Negotiating Democracy and Religious Pluralism: India, Pakistan, and Turkey

Editors: Karen Barkey, Sudipta Kaviraj, and Vatsal Naresh

The question of the relations between democracy and religious pluralism has become of paramount importance as democracies encounter increasing diversity. In Europe and in the United States diversity has increased with immigration and now in Europe, with the ongoing refugee crisis. In the United States, the particular relationship between pluralism and democracy has been contested and is increasingly fraught, and following recent developments, even mocked. In many countries where religious pluralism was part of a successful accommodation in the past, new political arrangements, democratic or mildly democratic, we find that religious pluralism has come under threat.
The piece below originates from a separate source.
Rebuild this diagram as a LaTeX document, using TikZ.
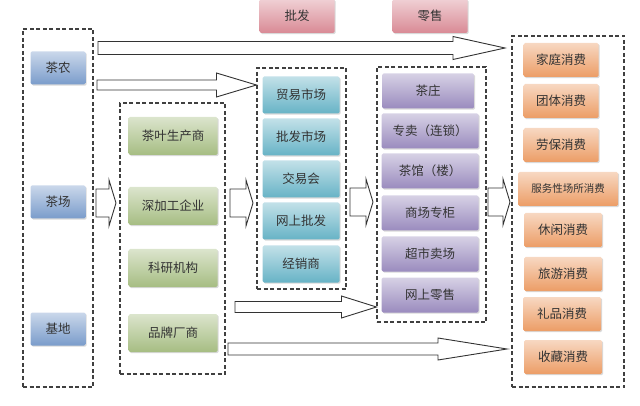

As we enter a new era of authoritarian governments and populist politics, the future of pluralism, tolerance and democratic norms are in danger. It is in this context that we conducted our work on three important Middle Eastern and South Asian countries where democracy and religious pluralism are contentious forces to say the least, and where the forces of authoritarianism, ethnic and religious nationalism are winning ground. Turkey, India and Pakistan have each deep historical traditions of dealing with religious diversity and have emerged from imperial and colonial settings to establish democratic rule on the diversity that existed on the ground. We were eager to understand how these countries dealt with diversity, from the initial moments of enshrining constitutions to the trajectories of state-religion relations over time. The book deals with different themes that range from an historical perspective to the religious pluralism and the state, religious pluralism and the law, democracy and violence and everyday exclusions. The book puts together a collection of essays from prominent young experts in these fields, in each country.